Djavad Salehi-Isfahani conducts research on the economics of the Middle East and is currently a professor of economics at Virginia Tech. He is a nonresident senior fellow at the Brookings Institution and research associate of the Iran Project, at Harvard Kennedy School’s Belfer Center for Science and International Affairs.

SHOW 5 COMMENTS

5 Comments

  1. Thank you for this post, which is without all the rehash of the present line of thinking on Iran, by those learned [experts] [?], on the subject. This also points to the out of step reality of the hawks who believe their idea[s] are the way to go.

    One subject that isn’t addressed as far as I have seen, is any remorse or feelings put forth by those demanding more sanctions. It’s easier it seems, to blame the Iranian Leader[s] for the suffering those sanctions bring to the table, which is that old tired saying, “It’s my way or the highway” attitude of the “bully”, not to forget the denial from those same people. Considering all the different actions taking place today in the M.E.N.A., human rights isn’t on the agenda, at least in regards to the lifting of sanctions.

    As there seems to be a realignment taking place today in this theater, the glaring lack of a new realignment of present partners attitudes that contribute to the conflict, should receive more attention for change, especially when those attitudes are forced at the end of a rifle barrel.

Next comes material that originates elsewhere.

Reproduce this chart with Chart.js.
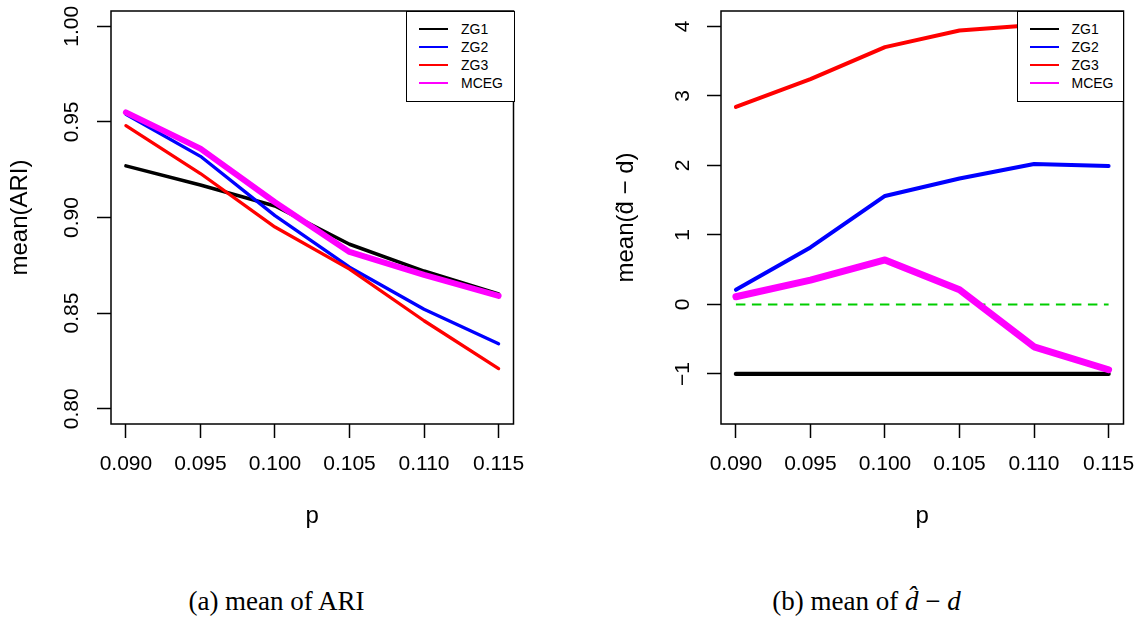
<!DOCTYPE html>
<html>
<head>
<meta charset="utf-8">
<script src="https://cdn.jsdelivr.net/npm/chart.js@4.4.1/dist/chart.umd.min.js"></script>
<style>
html,body{margin:0;padding:0;background:#fff;}
body{width:1139px;height:623px;position:relative;overflow:hidden;font-family:"Liberation Sans",Arial,sans-serif;}
canvas{position:absolute;top:0;}
#cA{left:0;}
#cB{left:600px;}
.legend{position:absolute;top:11px;height:91px;background:#fff;border:1.5px solid #000;box-sizing:border-box;}
.legend .smp{position:absolute;left:12px;width:29px;height:2px;}
.legend .lbl{position:absolute;left:54px;height:18px;line-height:18px;font-size:14px;color:#000;white-space:nowrap;}
.caption{position:absolute;top:588px;width:400px;text-align:center;font-family:"Liberation Serif","Times New Roman",serif;font-size:27px;line-height:27px;white-space:nowrap;color:#000;}
</style>
</head>
<body>
<canvas id="cA" width="560" height="545"></canvas>
<canvas id="cB" width="539" height="545"></canvas>
<div id="legA" class="legend" style="left:406px;width:108.5px;"></div>
<div id="legB" class="legend" style="left:1016.5px;width:107.5px;"></div>
<div class="caption" style="left:76.5px;">(a) mean of ARI</div>
<div class="caption" style="left:666.5px;">(b) mean of <i>d&#770;</i> &minus; <i>d</i></div>
<script>
// ---------- data ----------
const pValues = [0.090, 0.095, 0.100, 0.105, 0.110, 0.115];
const xTicks = [0.090, 0.095, 0.100, 0.105, 0.110, 0.115];
const xTickLabels = ['0.090', '0.095', '0.100', '0.105', '0.110', '0.115'];
const seriesNames = ['ZG1', 'ZG2', 'ZG3', 'MCEG'];
const seriesColors = ['#000000', '#0000FF', '#FF0000', '#FF00FF'];

// panel (a): mean ARI
const ariZG1 = [0.927, 0.917, 0.906, 0.886, 0.872, 0.860];
const ariZG2 = [0.954, 0.932, 0.901, 0.874, 0.852, 0.834];
const ariZG3 = [0.948, 0.923, 0.895, 0.873, 0.846, 0.821];
const ariMCEG = [0.955, 0.936, 0.908, 0.882, 0.870, 0.859];
const ariTicks = [0.80, 0.85, 0.90, 0.95, 1.00];
const ariTickLabels = ['0.80', '0.85', '0.90', '0.95', '1.00'];

// panel (b): mean(d_hat - d)
const dZG1 = [-1, -1, -1, -1, -1, -1];
const dZG2 = [0.21, 0.82, 1.56, 1.81, 2.02, 1.99];
const dZG3 = [2.84, 3.24, 3.70, 3.94, 4.02, 4.03];
const dMCEG = [0.11, 0.35, 0.64, 0.21, -0.61, -0.94];
const refX = [0.090, 0.115];
const refY = [0, 0];
const dTicks = [-1, 0, 1, 2, 3, 4];
const dTickLabels = ['\u22121', '0', '1', '2', '3', '4'];

// ---------- helpers ----------
const FONT = '"Liberation Sans", Arial, sans-serif';
const pts = (xs, ys) => xs.map((x, i) => ({x: x, y: ys[i]}));

const framePlugin = {
  id: 'frame',
  afterDatasetsDraw(chart) {
    const {ctx, chartArea: a} = chart;
    ctx.save();
    ctx.strokeStyle = '#000';
    ctx.lineWidth = 1.5;
    ctx.strokeRect(a.left, a.top, a.right - a.left, a.bottom - a.top);
    ctx.restore();
  }
};

function lineDs(label, ys, color, width, order) {
  return {
    label: label, data: pts(pValues, ys), borderColor: color, backgroundColor: color,
    borderWidth: width, pointRadius: 0, borderCapStyle: 'round', borderJoinStyle: 'round',
    tension: 0, fill: false, order: order
  };
}

function makeChart(id, datasets, cfg) {
  return new Chart(document.getElementById(id), {
    type: 'line',
    data: {datasets: datasets},
    plugins: [framePlugin],
    options: {
      responsive: false, animation: false, devicePixelRatio: 1,
      layout: {padding: {left: 0, top: 11, right: cfg.padRight, bottom: 0}},
      plugins: {legend: {display: false}, tooltip: {enabled: false}},
      scales: {
        x: {
          type: 'linear', min: 0.089, max: 0.116,
          afterBuildTicks: s => { s.ticks = xTicks.map(v => ({value: v})); },
          afterFit: s => { s.height = 121; s.paddingLeft = 0; s.paddingRight = 0; s.paddingTop = 0; s.paddingBottom = 0; },
          border: {display: false},
          grid: {display: true, drawOnChartArea: false, drawTicks: true, tickLength: 14, tickWidth: 1.5, tickColor: '#000', color: '#000'},
          ticks: {padding: 14, color: '#000', font: {family: FONT, size: 21}, maxRotation: 0, minRotation: 0,
                  callback: (v, i) => xTickLabels[i]},
          title: {display: true, text: 'p', color: '#000', font: {family: FONT, size: 24}, padding: {top: 0, bottom: 14.7}}
        },
        y: {
          type: 'linear', min: cfg.yMin, max: cfg.yMax,
          afterBuildTicks: s => { s.ticks = cfg.yTicks.map(v => ({value: v})); },
          afterFit: s => { s.width = cfg.yWidth; s.paddingLeft = 0; s.paddingRight = 0; s.paddingTop = 0; s.paddingBottom = 0; },
          border: {display: false},
          grid: {display: true, drawOnChartArea: false, drawTicks: true, tickLength: 14, tickWidth: 1.5, tickColor: '#000', color: '#000'},
          ticks: {padding: cfg.yPad, color: '#000', font: {family: FONT, size: 21}, minRotation: 90, maxRotation: 90,
                  crossAlign: 'center', callback: (v, i) => cfg.yTickLabels[i]},
          title: {display: true, text: cfg.yTitle, color: '#000', font: {family: FONT, size: 24}, padding: {top: cfg.titlePad, bottom: 0}}
        }
      }
    }
  });
}

makeChart('cA', [
  lineDs(seriesNames[0], ariZG1, seriesColors[0], 3.5, 3),
  lineDs(seriesNames[1], ariZG2, seriesColors[1], 3.3, 2),
  lineDs(seriesNames[2], ariZG3, seriesColors[2], 3.3, 1),
  lineDs(seriesNames[3], ariMCEG, seriesColors[3], 6, 0)
], {padRight: 46.5, yMin: 0.792, yMax: 1.008, yTicks: ariTicks, yTickLabels: ariTickLabels,
    yWidth: 111, yPad: 3.9, yTitle: 'mean(ARI)', titlePad: 5.6});

makeChart('cB', [
  {label: 'ref', data: pts(refX, refY), borderColor: '#00CD00', borderWidth: 2, borderDash: [9.5, 6.5],
   pointRadius: 0, borderCapStyle: 'butt', fill: false, order: 4},
  lineDs(seriesNames[0], dZG1, seriesColors[0], 4.3, 3),
  lineDs(seriesNames[1], dZG2, seriesColors[1], 4, 2),
  lineDs(seriesNames[2], dZG3, seriesColors[2], 4, 1),
  lineDs(seriesNames[3], dMCEG, seriesColors[3], 7, 0)
], {padRight: 15.5, yMin: -1.72, yMax: 4.22, yTicks: dTicks, yTickLabels: dTickLabels,
    yWidth: 121, yPad: 12.3, yTitle: 'mean(d\u0302 \u2212 d)', titlePad: 11.5});

// legends (HTML overlays)
['legA', 'legB'].forEach(id => {
  const el = document.getElementById(id);
  seriesNames.forEach((n, i) => {
    const cy = 18.5 + 18 * i - 1.5;
    const s = document.createElement('div');
    s.className = 'smp'; s.style.top = (cy - 1) + 'px'; s.style.background = seriesColors[i];
    const t = document.createElement('div');
    t.className = 'lbl'; t.style.top = (cy - 9) + 'px'; t.textContent = n;
    el.appendChild(s); el.appendChild(t);
  });
});
</script>
</body>
</html>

  2. Thanks. As with all your posts, it’s good to have thoughtful analysis by someone who’s able to monitor local statistics.
    One specific point. Your comment about the poor being relatively well protected reads – in the context of the piece as a whole – as a judgement applying to the past year of Rouhani’s administration. Yet the link – to your ERF article – quotes poverty figures only for calendar years up to 2012, and even those figures show (after the expected sharp decline in poverty in 2010 and 2011) overall poverty only falling marginally in 2012 and actually going up in urban areas. You don’t refer explicitly to poverty levels in 2013-14, and in fact I’d have expected them to have worsened sharply in 2013H1, at least in urban areas, when inflation really took off and there was lots of political comment about the impact of rising food prices especially. This may sound an arcane point, but it is of some interest whether (a) Rouhani inherited rising or falling poverty levels and (b) what then happened in his first year. Maybe the data aren’t yet there to tell?

  3. That is a fair point, about the poverty rate for 1392 (=2013/14). It may well have increased for the reasons you mention. We will know soon for sure when they release the micro data. But the reference to my ERF article was to show that consumption of the poor rose in 2012/13 when average consumption was falling. The other point I make is that the system of protection is not flexible enough — pay more cash — to prevent a sudden collapse of the poor people’s incomes.

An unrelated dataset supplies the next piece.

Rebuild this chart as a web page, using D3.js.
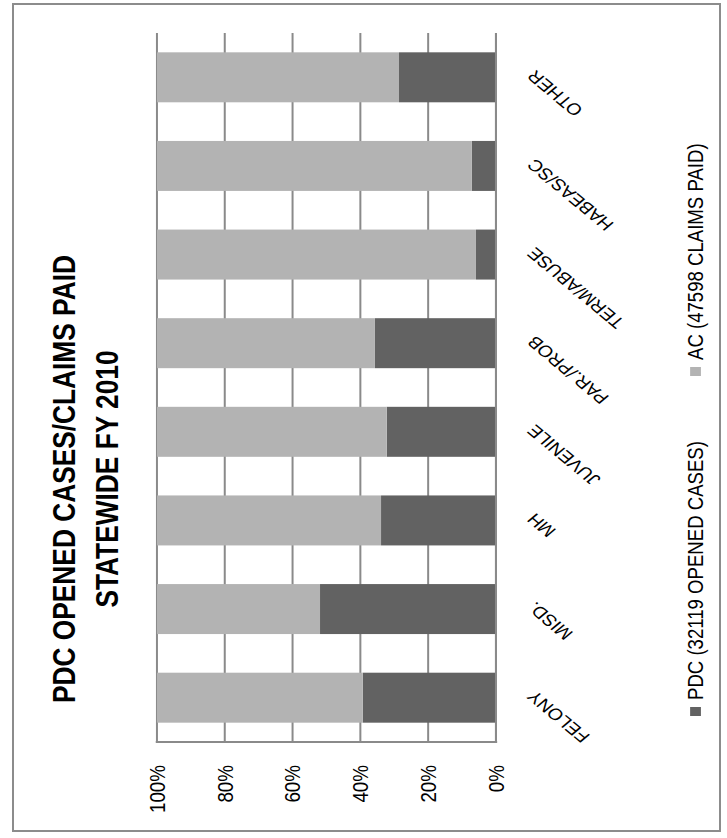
<!DOCTYPE html>
<html><head><meta charset="utf-8">
<script src="https://cdn.jsdelivr.net/npm/d3@7"></script>
<style>body{margin:0;background:#fff;} svg{display:block}</style>
</head><body><svg id="c" width="727" height="838"></svg>
<script>
const categories = ["FELONY","MISD.","MH","JUVENILE","PAR./PROB","TERM/ABUSE","HABEAS/SC","OTHER"];
const pdcShare = [39.3, 51.9, 33.9, 32.2, 35.7, 5.9, 7.1, 28.6];
const acShare  = [60.7, 48.1, 66.1, 67.8, 64.3, 94.1, 92.9, 71.4];
const tickValues = [0, 20, 40, 60, 80, 100];
const seriesKeys = ["PDC", "AC"];
const seriesNames = ["PDC (32119 OPENED CASES)", "AC (47598 CLAIMS PAID)"];
const titleLines = ["PDC OPENED CASES/CLAIMS PAID", "STATEWIDE FY 2010"];
const seriesColors = ["#626262", "#b3b3b3"];

const W = 838, sx = 1.2;
const font = "'Liberation Sans', Arial, sans-serif";
const svg = d3.select("#c");
svg.append("rect").attr("width",727).attr("height",838).attr("fill","#fff");
svg.append("rect").attr("x",13).attr("y",4).attr("width",707).attr("height",827)
  .attr("fill","none").attr("stroke","#8c8c8c").attr("stroke-width",2);

// chart drawn in its unrotated frame, then turned a quarter turn
const g = svg.append("g").attr("transform", `scale(${sx},1) translate(0,${W}) rotate(-90)`);

const rows = categories.map((c,i) => ({cat:c, PDC:pdcShare[i], AC:acShare[i]}));
const stack = d3.stack().keys(seriesKeys)(rows);

const x = d3.scaleBand().domain(categories).range([96, 805]).paddingInner(0.436).paddingOuter(0.218);
const y = d3.scaleLinear().domain([0, 100]).range([413.3, 130.8]);
const color = d3.scaleOrdinal().domain(seriesKeys).range(seriesColors);

// gridlines
g.append("g").selectAll("line").data(tickValues).join("line")
  .attr("x1", 96).attr("x2", 805).attr("y1", d => y(d)).attr("y2", d => y(d))
  .attr("stroke", "#8a8a8a").attr("stroke-width", 2).attr("vector-effect","non-scaling-stroke");

// bars
g.append("g").selectAll("g").data(stack).join("g").attr("fill", d => color(d.key))
  .selectAll("rect").data(d => d).join("rect")
  .attr("x", d => x(d.data.cat)).attr("width", x.bandwidth())
  .attr("y", d => y(d[1])).attr("height", d => y(d[0]) - y(d[1]));

// axis lines
g.append("line").attr("x1",96).attr("x2",805).attr("y1",y(0)).attr("y2",y(0))
  .attr("stroke","#8a8a8a").attr("stroke-width",2).attr("vector-effect","non-scaling-stroke");
g.append("line").attr("x1",96).attr("x2",96).attr("y1",y(100)-1).attr("y2",y(0)+1)
  .attr("stroke","#8a8a8a").attr("stroke-width",2).attr("vector-effect","non-scaling-stroke");

// value axis labels
const ya = g.append("g").attr("transform","translate(96,0)")
  .call(d3.axisLeft(y).tickValues(tickValues).tickSize(0).tickPadding(23).tickFormat(d => d + "%"));
ya.select(".domain").remove();
ya.selectAll("text").attr("font-family", font).attr("font-size", 18.8).attr("fill","#000");

// category labels
const xa = g.append("g").attr("transform", `translate(0,${y(0)})`)
  .call(d3.axisBottom(x).tickSize(0));
xa.select(".domain").remove();
xa.selectAll("text").attr("x",0).attr("y",0).attr("dy","0.35em")
  .attr("text-anchor","end").attr("transform","translate(4,29) rotate(-45)")
  .attr("font-family", font).attr("font-size", 16.3).attr("fill","#000");

// legend
const legStarts = [122, 462];
const lg = g.append("g");
seriesKeys.forEach((k,i) => {
  lg.append("rect").attr("x", legStarts[i]).attr("y", 579.6 - 4.5).attr("width", 9).attr("height", 9)
    .attr("fill", color(k));
  lg.append("text").attr("x", legStarts[i] + 16).attr("y", 579.6).attr("dy","0.35em")
    .attr("font-family", font).attr("font-size", 18.6).attr("fill","#000").text(seriesNames[i]);
});

// title
g.append("g").selectAll("text").data(titleLines).join("text")
  .attr("x", 359).attr("y", (d,i) => [62.5, 98][i]).attr("text-anchor","middle")
  .attr("font-family", font).attr("font-weight","bold").attr("font-size", 26.3).attr("fill","#000")
  .text(d => d);
</script></body></html>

  4. It is worth noting though that Iran’s environment has suffered considerably during the time period through mismanagement, centralized planning of agriculture and some notable goofs by the government on water infrastructure. It’s also interesting that of the $7 billion on frozen assets released as part of the bribe to entice Iran to enter into talks, virtually none went to consumer improvements, the bulk was used to back fill the prodigious commitments made so far to sustain proxy conflicts in Syria, Iraq and now Gaza with weapons, funds and training. It’s notable that there has never been an accounting of the expenditures made by Iran to fund these conflicts and the impact it has made on GDP and the nation’s poverty. In fact, I dare say, if Iran spent less on war and more on peace (a similar argument can be made with the US), Iran’s economy would improve dramatically.